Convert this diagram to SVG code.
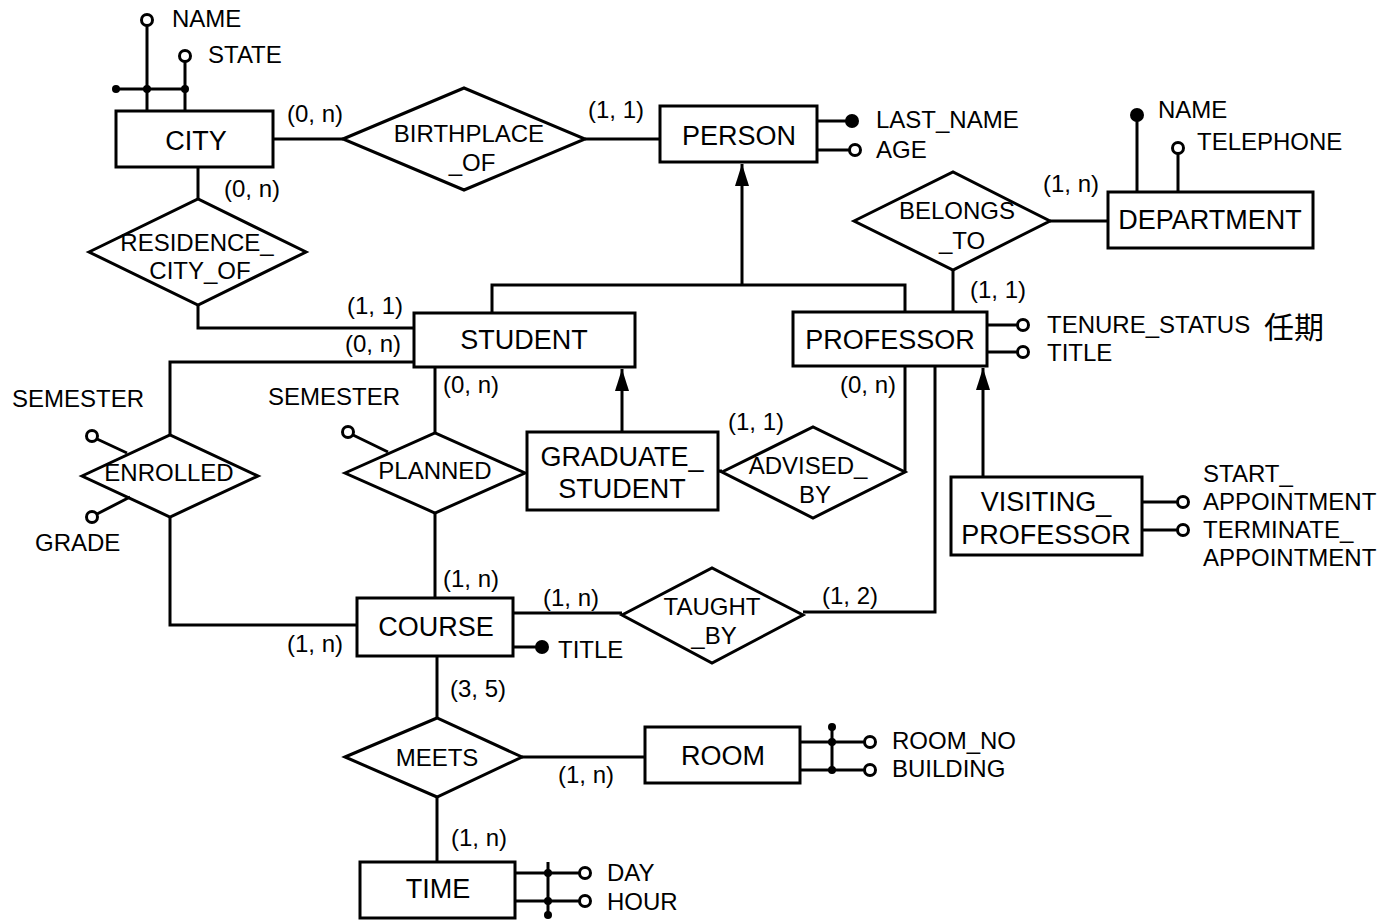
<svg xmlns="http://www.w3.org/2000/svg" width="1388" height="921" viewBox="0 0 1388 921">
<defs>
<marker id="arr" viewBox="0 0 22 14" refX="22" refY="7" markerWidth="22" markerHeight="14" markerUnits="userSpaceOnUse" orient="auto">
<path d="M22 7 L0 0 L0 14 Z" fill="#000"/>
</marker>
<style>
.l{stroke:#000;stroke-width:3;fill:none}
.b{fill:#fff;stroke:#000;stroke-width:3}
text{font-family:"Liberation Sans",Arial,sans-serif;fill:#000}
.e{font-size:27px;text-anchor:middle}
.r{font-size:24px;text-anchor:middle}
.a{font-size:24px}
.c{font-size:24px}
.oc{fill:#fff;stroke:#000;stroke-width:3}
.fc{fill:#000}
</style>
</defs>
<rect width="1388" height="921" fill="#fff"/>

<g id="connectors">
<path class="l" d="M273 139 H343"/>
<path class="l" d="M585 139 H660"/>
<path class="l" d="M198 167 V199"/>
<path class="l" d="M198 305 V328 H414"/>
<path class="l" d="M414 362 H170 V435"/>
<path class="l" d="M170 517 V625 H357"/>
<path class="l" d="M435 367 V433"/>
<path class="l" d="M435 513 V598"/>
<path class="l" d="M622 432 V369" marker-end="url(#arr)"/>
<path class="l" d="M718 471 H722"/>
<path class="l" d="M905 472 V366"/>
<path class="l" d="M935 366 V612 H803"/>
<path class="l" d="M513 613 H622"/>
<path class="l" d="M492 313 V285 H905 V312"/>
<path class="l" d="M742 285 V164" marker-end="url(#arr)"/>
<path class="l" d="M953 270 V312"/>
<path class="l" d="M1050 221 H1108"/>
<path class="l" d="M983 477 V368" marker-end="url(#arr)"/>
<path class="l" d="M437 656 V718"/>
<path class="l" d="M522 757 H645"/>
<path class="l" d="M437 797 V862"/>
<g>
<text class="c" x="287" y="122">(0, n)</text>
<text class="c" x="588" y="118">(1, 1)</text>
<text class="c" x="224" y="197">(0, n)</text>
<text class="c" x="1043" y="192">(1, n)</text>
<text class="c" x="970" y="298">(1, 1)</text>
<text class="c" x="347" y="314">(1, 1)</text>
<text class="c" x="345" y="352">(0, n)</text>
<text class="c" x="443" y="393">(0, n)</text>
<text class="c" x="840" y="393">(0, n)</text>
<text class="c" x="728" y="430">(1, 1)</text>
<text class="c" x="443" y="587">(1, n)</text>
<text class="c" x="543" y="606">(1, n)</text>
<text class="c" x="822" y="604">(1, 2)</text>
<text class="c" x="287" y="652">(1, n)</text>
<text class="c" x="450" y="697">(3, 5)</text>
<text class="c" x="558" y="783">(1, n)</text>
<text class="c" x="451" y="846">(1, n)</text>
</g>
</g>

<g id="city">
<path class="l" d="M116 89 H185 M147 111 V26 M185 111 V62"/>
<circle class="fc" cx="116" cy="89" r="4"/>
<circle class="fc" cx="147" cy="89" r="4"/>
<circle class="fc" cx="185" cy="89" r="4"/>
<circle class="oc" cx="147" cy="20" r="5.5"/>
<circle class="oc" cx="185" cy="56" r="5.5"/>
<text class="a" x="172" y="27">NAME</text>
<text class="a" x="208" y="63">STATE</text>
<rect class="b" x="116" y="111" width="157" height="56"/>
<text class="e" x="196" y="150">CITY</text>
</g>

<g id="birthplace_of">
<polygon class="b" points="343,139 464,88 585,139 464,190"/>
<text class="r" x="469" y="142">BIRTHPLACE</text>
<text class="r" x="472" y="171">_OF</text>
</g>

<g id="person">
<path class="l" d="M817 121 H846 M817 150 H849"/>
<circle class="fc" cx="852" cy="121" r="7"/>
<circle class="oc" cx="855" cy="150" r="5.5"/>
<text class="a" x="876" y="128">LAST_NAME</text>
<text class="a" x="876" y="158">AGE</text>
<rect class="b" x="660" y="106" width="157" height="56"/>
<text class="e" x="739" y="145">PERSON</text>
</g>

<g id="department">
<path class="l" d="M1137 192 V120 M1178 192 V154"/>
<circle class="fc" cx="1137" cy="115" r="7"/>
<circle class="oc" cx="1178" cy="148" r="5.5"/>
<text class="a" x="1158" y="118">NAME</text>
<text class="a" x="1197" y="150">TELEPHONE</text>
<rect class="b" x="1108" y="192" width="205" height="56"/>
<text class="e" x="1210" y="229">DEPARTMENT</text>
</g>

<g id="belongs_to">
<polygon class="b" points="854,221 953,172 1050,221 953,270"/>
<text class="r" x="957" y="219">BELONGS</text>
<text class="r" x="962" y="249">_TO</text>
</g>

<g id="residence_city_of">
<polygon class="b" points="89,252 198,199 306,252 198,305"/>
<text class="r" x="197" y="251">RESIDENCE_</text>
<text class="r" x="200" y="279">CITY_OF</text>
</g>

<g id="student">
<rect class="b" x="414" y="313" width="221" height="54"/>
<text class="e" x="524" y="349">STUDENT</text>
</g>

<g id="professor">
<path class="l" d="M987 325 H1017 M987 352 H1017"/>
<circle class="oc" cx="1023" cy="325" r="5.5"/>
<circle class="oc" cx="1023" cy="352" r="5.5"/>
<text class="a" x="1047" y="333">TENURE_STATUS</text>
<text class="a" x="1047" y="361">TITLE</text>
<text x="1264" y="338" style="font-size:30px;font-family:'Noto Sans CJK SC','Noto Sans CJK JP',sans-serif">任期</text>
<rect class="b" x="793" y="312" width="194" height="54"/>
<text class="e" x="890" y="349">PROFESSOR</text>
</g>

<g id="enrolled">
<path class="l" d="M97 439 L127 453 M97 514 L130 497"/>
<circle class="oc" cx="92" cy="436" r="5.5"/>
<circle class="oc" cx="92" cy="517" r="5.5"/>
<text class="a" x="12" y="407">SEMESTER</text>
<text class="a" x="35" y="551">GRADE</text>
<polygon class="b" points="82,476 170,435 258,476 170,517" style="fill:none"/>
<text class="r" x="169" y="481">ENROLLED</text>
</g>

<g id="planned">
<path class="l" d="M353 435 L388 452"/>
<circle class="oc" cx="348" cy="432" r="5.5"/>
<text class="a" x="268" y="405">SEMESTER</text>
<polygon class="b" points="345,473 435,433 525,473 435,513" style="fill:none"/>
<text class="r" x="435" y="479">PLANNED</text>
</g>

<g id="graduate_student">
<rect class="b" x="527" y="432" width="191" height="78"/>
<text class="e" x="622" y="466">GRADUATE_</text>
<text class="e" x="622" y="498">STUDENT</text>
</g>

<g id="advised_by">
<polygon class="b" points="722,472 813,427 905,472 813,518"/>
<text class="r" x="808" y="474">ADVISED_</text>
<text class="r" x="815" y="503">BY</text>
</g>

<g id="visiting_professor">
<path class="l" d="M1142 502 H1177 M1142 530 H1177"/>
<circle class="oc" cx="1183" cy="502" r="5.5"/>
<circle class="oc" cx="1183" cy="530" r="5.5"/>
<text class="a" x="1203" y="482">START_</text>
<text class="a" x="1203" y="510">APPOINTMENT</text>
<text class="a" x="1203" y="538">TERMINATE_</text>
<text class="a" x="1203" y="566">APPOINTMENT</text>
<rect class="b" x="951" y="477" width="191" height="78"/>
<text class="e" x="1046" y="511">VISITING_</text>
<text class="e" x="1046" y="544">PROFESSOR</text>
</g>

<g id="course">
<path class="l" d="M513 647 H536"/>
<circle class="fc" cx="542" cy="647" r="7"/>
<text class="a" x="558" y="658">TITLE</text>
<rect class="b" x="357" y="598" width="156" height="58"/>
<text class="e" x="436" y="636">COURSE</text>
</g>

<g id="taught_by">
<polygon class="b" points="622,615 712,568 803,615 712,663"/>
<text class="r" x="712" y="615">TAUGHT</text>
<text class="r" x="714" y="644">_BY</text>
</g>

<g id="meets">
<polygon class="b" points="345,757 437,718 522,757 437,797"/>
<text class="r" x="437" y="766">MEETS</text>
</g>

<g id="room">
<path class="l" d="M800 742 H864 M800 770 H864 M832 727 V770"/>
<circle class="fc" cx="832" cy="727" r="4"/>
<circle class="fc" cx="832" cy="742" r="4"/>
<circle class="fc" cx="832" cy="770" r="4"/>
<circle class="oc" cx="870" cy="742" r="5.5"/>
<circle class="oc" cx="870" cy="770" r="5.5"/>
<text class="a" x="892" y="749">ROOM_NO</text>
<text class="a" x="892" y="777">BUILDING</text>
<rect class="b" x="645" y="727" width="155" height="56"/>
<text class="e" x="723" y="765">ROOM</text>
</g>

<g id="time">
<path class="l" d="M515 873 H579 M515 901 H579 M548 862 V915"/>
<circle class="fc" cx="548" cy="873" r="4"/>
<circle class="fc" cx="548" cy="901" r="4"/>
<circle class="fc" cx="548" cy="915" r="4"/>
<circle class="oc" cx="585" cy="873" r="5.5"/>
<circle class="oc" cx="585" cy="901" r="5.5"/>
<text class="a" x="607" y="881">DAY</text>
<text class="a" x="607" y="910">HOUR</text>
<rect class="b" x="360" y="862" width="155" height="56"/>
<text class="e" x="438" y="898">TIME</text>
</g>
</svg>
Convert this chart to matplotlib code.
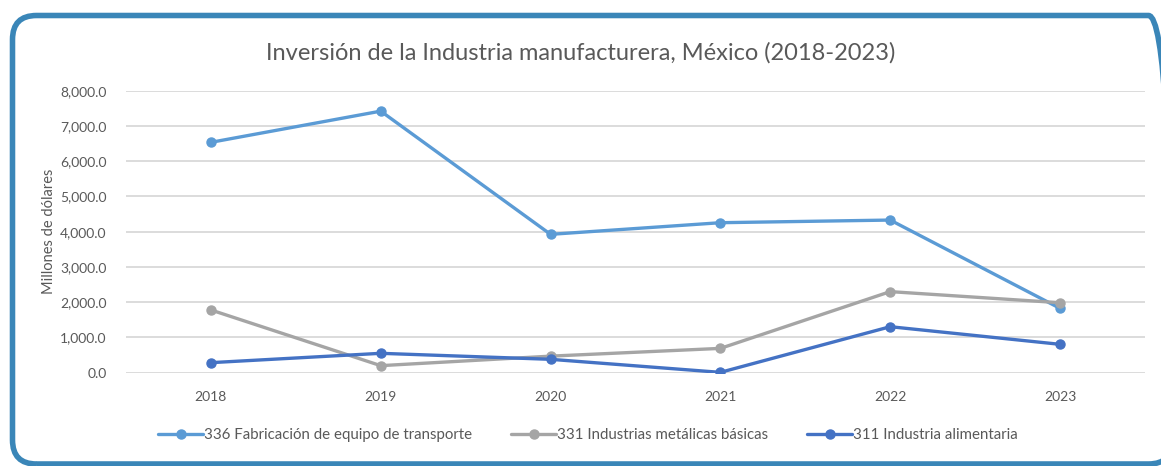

Problem to work on: Copy each line of the listing that contains the string "code".

Solved problem:
Convert this diagram to SVG code.
Convert this chart to matplotlib code.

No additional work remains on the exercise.